One fundamental difference concerns the behavior of Postnikov towers, or the relationship between the spectrum/simplicial abelian group and its homotopy groups. In simplicial abelian groups all Postnikov towers are splittable, since there are no higher Ext's between abelian groups; thus every simplicial abelian group is equivalent to a product of K(A,n)'s. But in spectra there are lots of higher Exts between Eilenberg-Maclane spectra (like those corresponding to Steenrod powers), and this means that for a general spectrum its homotopy groups will have complicated relationships with each other, encoded for instance in
the spectrum's "k-invariants" (the most basic instance of this, by the way, is that the homotopy groups of a spectrum are graded modules over the stable homotopy groups of spheres, whereas there's no extra structure for simplicial abelian groups).
A related perspective would be that the richness of spectra vs. simplicial abelian groups corresponds to the richness of the Steenrod algebra (acting on cohomology of spectra) vs. just its Bockstein part (which is all that acts on "cohomology" of simplicial abelian groups).
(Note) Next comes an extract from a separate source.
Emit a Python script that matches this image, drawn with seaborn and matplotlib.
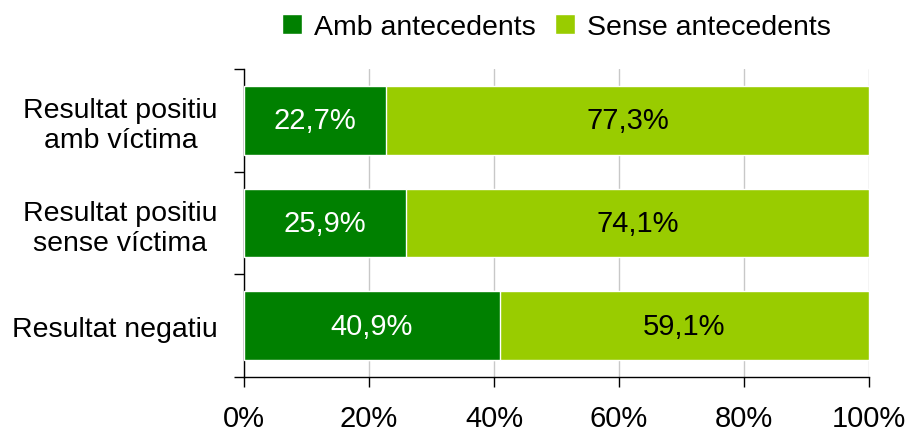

But maybe the most compelling picture illustrating the differences is the chromatic one. In some sense the chromatic picture of stable homotopy theory tells you that the difference between spectra and simplicial abelain groups lies in the existence of fundamental and systematic periodic phenomena in the former which are completely lacking in the latter. Concretely, many connective spectra are harmonic (i.e. completely amenable to chromatic techniques, i.e. canonically filterable with graded pieces displaying controlled periodicity) -- for instance, finite spectra (chromatic convergence theorem) and suspension spectra (result of Hopkins and Ravenel) -- whereas simplicial abelian groups are only sensitive to the 0th chromatic layer, i.e. rationalization (so nothing periodic about it at all), since their higher Morava K-theories vanish, by the splitting of the Postnikov tower alluded to above and the fact that you can't make a bounded above spectrum periodic without killing it.